### Direction:
Reproduce nothing but the lines from the start of the material through the line that includes "const spokeAngles=d3.range(0,360,15);", both ends included, and omit every picture.

### Source material:
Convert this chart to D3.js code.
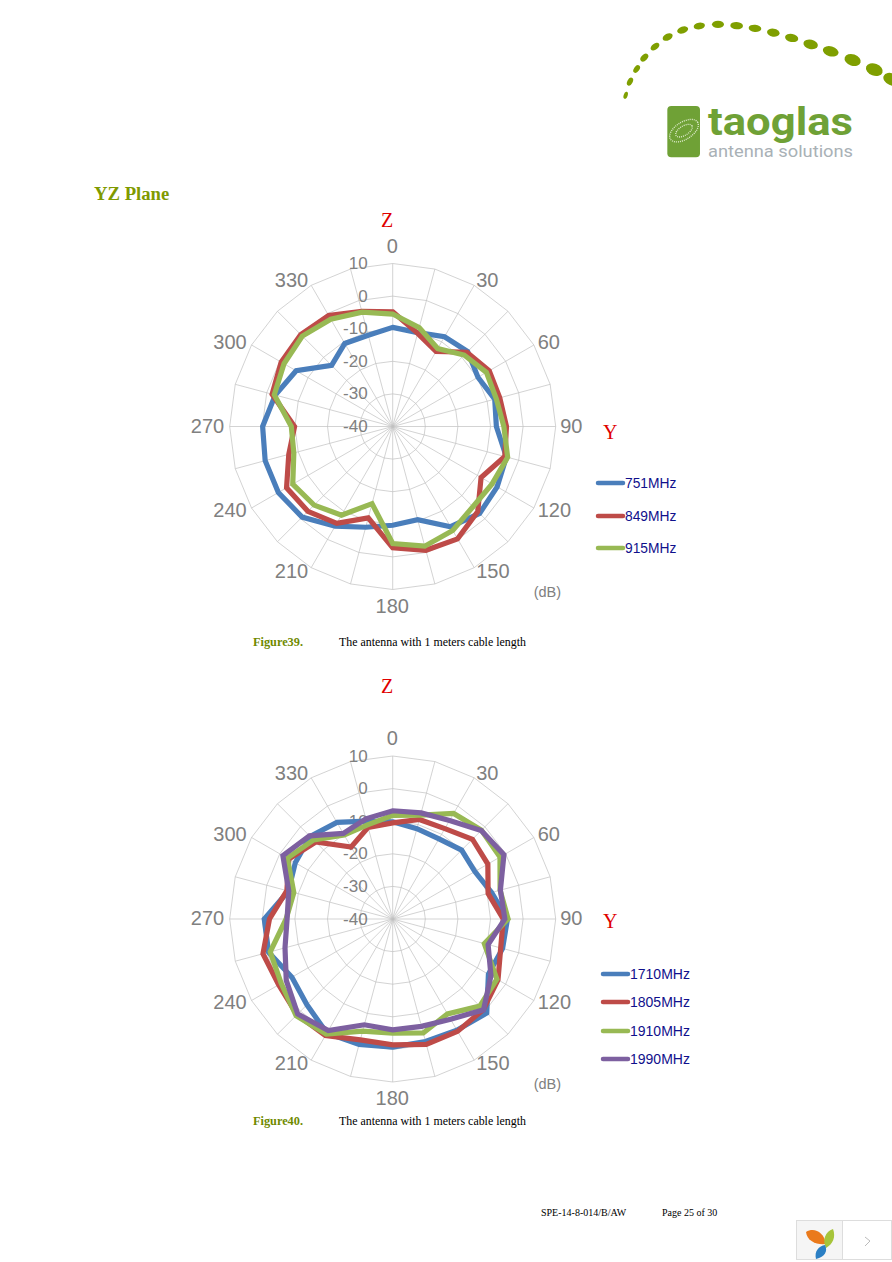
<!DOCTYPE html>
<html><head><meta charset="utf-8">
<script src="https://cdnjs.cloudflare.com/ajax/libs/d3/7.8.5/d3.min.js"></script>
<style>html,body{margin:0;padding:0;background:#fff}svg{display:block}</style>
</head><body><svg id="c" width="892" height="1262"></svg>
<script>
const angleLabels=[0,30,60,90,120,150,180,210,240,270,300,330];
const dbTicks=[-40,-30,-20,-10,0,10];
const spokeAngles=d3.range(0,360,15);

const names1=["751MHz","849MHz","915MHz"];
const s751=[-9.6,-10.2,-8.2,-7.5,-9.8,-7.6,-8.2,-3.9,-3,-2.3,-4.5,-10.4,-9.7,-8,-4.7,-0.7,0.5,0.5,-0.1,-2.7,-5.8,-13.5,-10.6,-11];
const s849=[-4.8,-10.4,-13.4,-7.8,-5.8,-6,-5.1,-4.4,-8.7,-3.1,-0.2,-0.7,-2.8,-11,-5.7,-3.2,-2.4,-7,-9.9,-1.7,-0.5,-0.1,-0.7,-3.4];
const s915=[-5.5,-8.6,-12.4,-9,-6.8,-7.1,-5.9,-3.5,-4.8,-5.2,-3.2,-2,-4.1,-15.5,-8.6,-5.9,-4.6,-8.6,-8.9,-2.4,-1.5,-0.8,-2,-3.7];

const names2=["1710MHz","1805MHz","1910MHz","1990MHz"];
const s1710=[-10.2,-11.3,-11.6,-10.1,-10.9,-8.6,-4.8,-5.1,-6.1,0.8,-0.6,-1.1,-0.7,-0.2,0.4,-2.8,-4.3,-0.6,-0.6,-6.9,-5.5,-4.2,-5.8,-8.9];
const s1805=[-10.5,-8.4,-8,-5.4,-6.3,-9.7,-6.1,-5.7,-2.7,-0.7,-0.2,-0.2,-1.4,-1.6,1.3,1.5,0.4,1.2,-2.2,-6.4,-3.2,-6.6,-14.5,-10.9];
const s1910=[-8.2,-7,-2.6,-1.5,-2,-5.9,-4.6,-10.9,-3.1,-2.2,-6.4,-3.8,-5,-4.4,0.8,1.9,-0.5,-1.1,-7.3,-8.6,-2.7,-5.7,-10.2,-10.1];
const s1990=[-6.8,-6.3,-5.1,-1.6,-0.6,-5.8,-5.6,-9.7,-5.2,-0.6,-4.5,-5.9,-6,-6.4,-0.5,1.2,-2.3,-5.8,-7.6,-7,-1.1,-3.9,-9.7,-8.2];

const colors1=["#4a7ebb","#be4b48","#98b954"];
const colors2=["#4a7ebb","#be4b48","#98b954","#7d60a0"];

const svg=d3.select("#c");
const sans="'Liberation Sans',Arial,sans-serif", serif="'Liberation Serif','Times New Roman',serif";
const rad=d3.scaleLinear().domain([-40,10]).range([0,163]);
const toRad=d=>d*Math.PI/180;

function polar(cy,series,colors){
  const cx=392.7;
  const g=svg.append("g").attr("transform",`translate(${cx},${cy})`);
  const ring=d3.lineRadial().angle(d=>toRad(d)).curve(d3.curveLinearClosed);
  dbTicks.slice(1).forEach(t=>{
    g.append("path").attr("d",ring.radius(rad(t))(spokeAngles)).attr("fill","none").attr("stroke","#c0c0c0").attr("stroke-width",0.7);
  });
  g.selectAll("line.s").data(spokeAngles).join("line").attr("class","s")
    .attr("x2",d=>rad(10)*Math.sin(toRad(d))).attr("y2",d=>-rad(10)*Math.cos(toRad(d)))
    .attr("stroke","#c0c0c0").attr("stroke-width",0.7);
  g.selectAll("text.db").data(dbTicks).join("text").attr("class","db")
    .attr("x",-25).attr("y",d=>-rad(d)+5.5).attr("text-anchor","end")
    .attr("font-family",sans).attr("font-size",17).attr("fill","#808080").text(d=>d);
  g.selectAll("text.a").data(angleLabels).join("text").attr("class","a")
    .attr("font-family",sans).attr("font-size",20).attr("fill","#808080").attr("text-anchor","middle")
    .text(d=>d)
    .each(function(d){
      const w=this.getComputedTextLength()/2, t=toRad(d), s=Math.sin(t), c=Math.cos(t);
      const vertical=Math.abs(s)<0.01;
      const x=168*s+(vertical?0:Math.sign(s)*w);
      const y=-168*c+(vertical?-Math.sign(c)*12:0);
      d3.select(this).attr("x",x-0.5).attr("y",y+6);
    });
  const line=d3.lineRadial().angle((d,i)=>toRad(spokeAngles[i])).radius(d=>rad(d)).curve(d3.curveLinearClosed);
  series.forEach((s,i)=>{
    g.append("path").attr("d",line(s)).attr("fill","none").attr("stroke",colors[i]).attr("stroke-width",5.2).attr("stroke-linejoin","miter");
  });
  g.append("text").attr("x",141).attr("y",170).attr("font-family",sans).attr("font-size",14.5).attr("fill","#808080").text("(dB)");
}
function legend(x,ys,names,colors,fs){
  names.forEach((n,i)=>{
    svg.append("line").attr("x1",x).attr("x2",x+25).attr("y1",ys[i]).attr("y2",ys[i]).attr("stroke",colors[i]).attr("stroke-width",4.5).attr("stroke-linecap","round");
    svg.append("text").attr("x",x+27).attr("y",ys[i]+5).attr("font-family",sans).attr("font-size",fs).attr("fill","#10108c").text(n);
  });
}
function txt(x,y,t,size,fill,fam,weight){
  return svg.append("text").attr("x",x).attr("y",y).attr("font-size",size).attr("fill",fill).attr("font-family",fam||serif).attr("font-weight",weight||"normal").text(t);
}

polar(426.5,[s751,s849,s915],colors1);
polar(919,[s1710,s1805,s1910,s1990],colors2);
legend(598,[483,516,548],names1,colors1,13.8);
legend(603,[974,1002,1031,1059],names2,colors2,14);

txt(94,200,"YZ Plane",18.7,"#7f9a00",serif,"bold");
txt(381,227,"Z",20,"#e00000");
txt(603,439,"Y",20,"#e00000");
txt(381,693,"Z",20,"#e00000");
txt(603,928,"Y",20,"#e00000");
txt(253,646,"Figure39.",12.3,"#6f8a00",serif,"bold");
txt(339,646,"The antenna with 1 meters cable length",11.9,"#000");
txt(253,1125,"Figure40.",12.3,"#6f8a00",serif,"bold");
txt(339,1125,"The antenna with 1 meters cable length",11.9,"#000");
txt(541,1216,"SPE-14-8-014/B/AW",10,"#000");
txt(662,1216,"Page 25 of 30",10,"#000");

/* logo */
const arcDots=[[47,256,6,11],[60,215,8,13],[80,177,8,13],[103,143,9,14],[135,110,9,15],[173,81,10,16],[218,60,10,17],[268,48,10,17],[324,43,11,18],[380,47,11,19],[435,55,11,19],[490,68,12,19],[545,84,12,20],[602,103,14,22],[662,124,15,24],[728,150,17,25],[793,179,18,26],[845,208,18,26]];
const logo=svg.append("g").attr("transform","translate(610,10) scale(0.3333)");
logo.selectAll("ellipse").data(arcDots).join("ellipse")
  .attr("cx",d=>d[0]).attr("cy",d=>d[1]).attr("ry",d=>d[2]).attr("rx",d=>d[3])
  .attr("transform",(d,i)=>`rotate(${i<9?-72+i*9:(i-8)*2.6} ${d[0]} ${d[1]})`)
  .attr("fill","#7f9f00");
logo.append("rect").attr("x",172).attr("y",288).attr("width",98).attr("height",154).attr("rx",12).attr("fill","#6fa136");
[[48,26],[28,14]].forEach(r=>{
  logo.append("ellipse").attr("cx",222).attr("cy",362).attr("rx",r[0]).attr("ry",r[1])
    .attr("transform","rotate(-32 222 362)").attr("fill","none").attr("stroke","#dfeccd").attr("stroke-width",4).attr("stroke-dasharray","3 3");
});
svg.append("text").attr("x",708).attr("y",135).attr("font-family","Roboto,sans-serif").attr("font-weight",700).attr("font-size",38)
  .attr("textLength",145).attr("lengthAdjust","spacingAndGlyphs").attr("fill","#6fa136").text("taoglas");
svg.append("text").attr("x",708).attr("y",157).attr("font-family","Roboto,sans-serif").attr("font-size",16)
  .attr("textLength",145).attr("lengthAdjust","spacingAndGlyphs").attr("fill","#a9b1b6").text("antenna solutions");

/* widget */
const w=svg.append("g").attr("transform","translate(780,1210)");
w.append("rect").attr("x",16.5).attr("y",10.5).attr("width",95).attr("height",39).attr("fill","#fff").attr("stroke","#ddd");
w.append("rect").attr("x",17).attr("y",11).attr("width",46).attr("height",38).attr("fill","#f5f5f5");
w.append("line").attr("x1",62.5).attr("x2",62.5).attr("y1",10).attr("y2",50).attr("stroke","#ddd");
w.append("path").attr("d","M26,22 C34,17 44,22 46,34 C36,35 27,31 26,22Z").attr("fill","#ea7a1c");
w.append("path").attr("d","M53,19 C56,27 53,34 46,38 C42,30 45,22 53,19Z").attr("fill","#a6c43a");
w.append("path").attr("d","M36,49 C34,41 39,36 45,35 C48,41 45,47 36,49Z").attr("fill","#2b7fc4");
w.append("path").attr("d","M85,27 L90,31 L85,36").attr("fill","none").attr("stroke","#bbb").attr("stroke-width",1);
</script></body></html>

### Reply:
Convert this chart to D3.js code.
<!DOCTYPE html>
<html><head><meta charset="utf-8">
<script src="https://cdnjs.cloudflare.com/ajax/libs/d3/7.8.5/d3.min.js"></script>
<style>html,body{margin:0;padding:0;background:#fff}svg{display:block}</style>
</head><body><svg id="c" width="892" height="1262"></svg>
<script>
const angleLabels=[0,30,60,90,120,150,180,210,240,270,300,330];
const dbTicks=[-40,-30,-20,-10,0,10];
const spokeAngles=d3.range(0,360,15);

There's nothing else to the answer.